Park Slope Rabbi Says Senior Home Closure 'Lacks Jewish Values of Decency'
PARK SLOPE — A prominent Park Slope rabbi says the abrupt closure of a local senior home "lacks basic Jewish values of decency," and his congregants are rallying to keep the facility open.
Rabbi Andy Bachman of Congregation Beth Elohim has accused Prospect Park Residence owner Haysha Deitsch, an Orthodox Jew, of "plainly immoral" behavior by giving elderly residents of the assisted living facility just 90 days notice that it's closing.
"Surely, an observant Jew like Haysha Deitsch ought to know enough about Judaism to recognize that providing for the elderly is a far greater value than the profits he seeks in this insensitive business deal," Bachman wrote in a statement posted on Facebook and published on the neighborhood blog Effed in Park Slope.
Representatives for Deitsch declined to comment directly on Bachman's statement, but said Dietsch has contacted the rabbi and plans to speak with him about the closure.
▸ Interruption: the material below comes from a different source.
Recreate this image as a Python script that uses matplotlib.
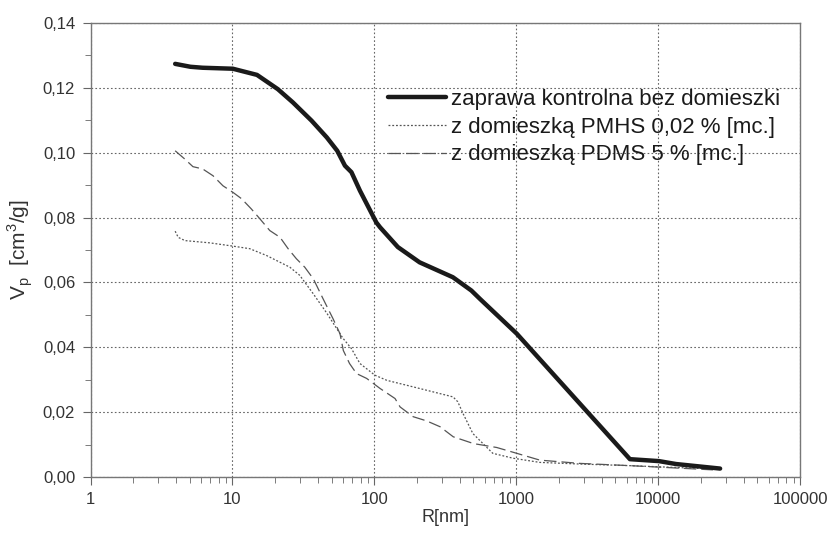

Bachman doesn't know Deitsch personally but he told DNAinfo New York he felt compelled to speak out because his own family and several members of his 150-year-old congregation have had relatives live at Prospect Park Residence, a 130-unit building on Prospect Park West and Grand Army Plaza.
"It’s a morally egregious act to turn out elderly people to make a higher profit," Bachman said. "I feel like it’s important to have moral voices form the community voicing objection to that."
Congregation Beth Elohim members are now hoping to halt the closure, either by finding someone to buy the building and keep the senior home running, or by fighting Dietsch in court, Bachman said.
Rumors have floated that Dietsch wants to convert the nine-story building, which overlooks Prospect Park, into high-end condos. But a spokesman for Dietsch said Thursday there are no immediate plans for the building.
"The intent right now is to safely and seamlessly relocate the residents to other residences that will meet their needs — that's the priority right now," spokesman Paul Larrabee said.
He insisted that none of the 122 residents would be left without a place to go, and said representatives from other assisted living facilities and the New York Foundation for Senior Citizens have been visiting the residence to help the elderly find new homes.
Deitsch and his father-in-law, the prominent developer Shaya Boymelgreen, are both known in the Jewish community as "deeply committed" supporters of the Chabad Lubavitch movement, Bachman said. "There's no sin in Judaism in making money, but the equal counterforce is to invest resources back into the community to make sure people are cared for," Bachman said.
Rabbi Bachman's condemnation isn't the first time Deitsch has run afoul of religious leaders. In 2012 a rabbinical court issued a "cherem," or excommunication, against Deitsch. The court did not respond to a request for comment about why the cherem was issued, and Deitsch declined through a spokesman to discuss it.